On September 18, 2017, The Observer published an article titled Partnerships in education: lessons from Liberia by Solomon Serwanjja, the publicist for Bridge International Academies (BIAs), Uganda.

There were inaccuracies in that article that I would like to correct.

In a bid to improve performance in its primary schools, the Liberian government launched a pilot program dubbed the Partnership Schools for Liberia (PSL).

It is a public-private partnership (PPP) for primary schools management, under which government contracted private entities (eight contractors) to operate ninety-three (93) existing public primary and pre-primary schools.
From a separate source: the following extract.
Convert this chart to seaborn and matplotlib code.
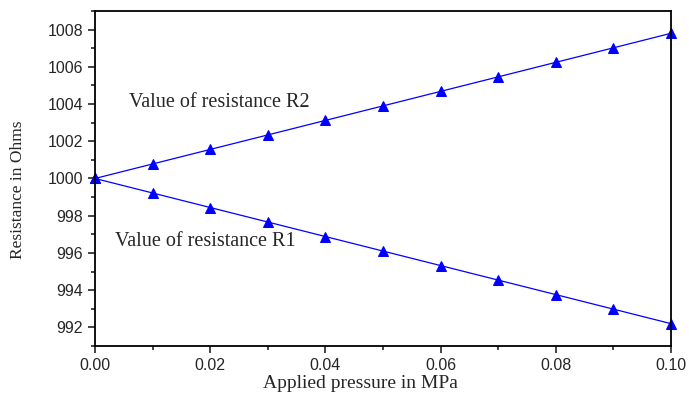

PSL schools buildings are owned by government and even the teachers are civil servants.

Contrary to the author’s assertions of private contractors receiving only $50, both the private contractors and government-run schools receive public funding for teachers and maintenance valued at $50 per pupil per year.

The private contractors receive an additional $50 per learner per year from government, making a total of $100 per pupil per year.  They have the authority to decide on what to spend these funds on: teacher training, school inputs, or management personnel.

Still, the author deliberately leaves out the fact that private contractors especially BIA were allocated advantaged government schools with higher quality and quantity of teachers, better infrastructure, and those closer to roads than average Liberian schools.

A recent study of the PSL by the Centre for Global Development reported that private contractors provided additional funding.

The budgets ranged from approximately $57 per pupil for Youth Movement for Collective Action (contractor) to a maximum of $1,050 per pupil in the case of BIAs (later revised down to $663).

These additional resources were provided by the international donors, thus it’s unsustainable funding of the Liberia education sector since the donors can withdraw their funding at any time once it is no longer their priority to fund these schools.   

Despite this investment, pupils in PSL schools were charged school fees contrary to the arrangement of providing free education.

Also, it is not true that the PSL schools just reduced the size of classes as reported in the article but, rather, pushed some pupils out of the schools they were contracted to run. Private contractors, BIA in particular, reduced enrollment by 20 pupils per class in the schools it was assigned.

Most of these pupils were absorbed by nearby traditional public schools. Some teachers in schools under the same contractor faced a similar fate. The study concluded that the program risks becoming too expensive for the Liberian government to sustain.

The pushing of some pupils out of schools for which they were enrolled amounted to exclusion and violation of fundamental rights of children to education, more so the essential elements of the right to education of availability and accessibility.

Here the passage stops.